Experts in Chile on Tuesday were investigating an enormous sinkhole, bigger than a tennis court, that has appeared near a copper mine in the Atacama desert.
Experts were dispatched to examine the hole, some 32 meters (104 feet) in diameter and twice as deep, which appeared in an area nearly 500 miles north of Santiago over the weekend, the National Geology and Mining Service (Sernageomin) said in a statement.
A 100-meter security perimeter has been erected around the hole in the Tierra Amarilla municipality, near the Alcaparrosa mine operated by Canadian firm Lundin Mining.

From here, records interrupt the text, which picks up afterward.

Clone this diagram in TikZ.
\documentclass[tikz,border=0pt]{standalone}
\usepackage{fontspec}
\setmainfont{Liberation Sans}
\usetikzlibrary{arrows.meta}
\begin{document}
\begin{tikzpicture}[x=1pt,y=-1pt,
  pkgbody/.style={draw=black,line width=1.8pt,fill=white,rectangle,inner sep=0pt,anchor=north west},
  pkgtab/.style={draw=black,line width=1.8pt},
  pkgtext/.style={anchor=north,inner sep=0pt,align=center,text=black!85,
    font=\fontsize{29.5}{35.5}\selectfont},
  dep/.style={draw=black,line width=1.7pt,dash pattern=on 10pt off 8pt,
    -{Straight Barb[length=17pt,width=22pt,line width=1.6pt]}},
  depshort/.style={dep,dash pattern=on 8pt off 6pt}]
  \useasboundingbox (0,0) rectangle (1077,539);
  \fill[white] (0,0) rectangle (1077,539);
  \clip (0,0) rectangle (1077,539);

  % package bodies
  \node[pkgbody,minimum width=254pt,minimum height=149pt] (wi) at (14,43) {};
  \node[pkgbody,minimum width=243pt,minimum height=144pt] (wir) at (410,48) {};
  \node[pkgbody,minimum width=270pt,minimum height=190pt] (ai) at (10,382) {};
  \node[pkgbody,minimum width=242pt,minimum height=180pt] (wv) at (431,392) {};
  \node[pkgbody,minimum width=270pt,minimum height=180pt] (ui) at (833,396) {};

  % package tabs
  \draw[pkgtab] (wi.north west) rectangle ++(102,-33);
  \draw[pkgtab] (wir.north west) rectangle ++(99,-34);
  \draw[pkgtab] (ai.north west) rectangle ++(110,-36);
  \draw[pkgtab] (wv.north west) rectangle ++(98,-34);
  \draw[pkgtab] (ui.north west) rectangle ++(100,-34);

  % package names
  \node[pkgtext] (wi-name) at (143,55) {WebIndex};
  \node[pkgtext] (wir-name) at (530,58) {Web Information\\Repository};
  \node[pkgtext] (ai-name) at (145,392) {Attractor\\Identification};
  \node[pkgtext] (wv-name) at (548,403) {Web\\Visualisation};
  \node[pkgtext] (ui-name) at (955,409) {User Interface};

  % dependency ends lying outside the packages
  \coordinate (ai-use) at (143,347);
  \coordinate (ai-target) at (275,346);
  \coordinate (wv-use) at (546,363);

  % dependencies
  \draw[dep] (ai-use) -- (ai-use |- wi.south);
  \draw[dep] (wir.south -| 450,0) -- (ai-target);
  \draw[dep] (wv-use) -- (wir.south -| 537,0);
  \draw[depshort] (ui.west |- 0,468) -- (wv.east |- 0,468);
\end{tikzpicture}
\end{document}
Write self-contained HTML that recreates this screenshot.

The company said in a statement there had been “no impact to personnel, equipment or infrastructure,” and the sinkhole has remained stable since its detection.
As a preventive measure, “development work in an area of the Alcaparrosa underground mine has been temporarily suspended,” the company said.
Sernageomin director David Montenegro said experts would seek to determine the cause of the collapse and “ensure that all safety measures are taken to safeguard the lives of workers and communities close to the site.”
Cristian Zuniga, mayor of the Tierra Amarilla municipality of some 13,000 inhabitants, told journalists the sinkhole was unprecedented.
“We ask that the cause be clarified: whether the collapse is the product of mining activity or something else,” he said.
Chile is the world’s largest copper producer, responsible for a quarter of global supply.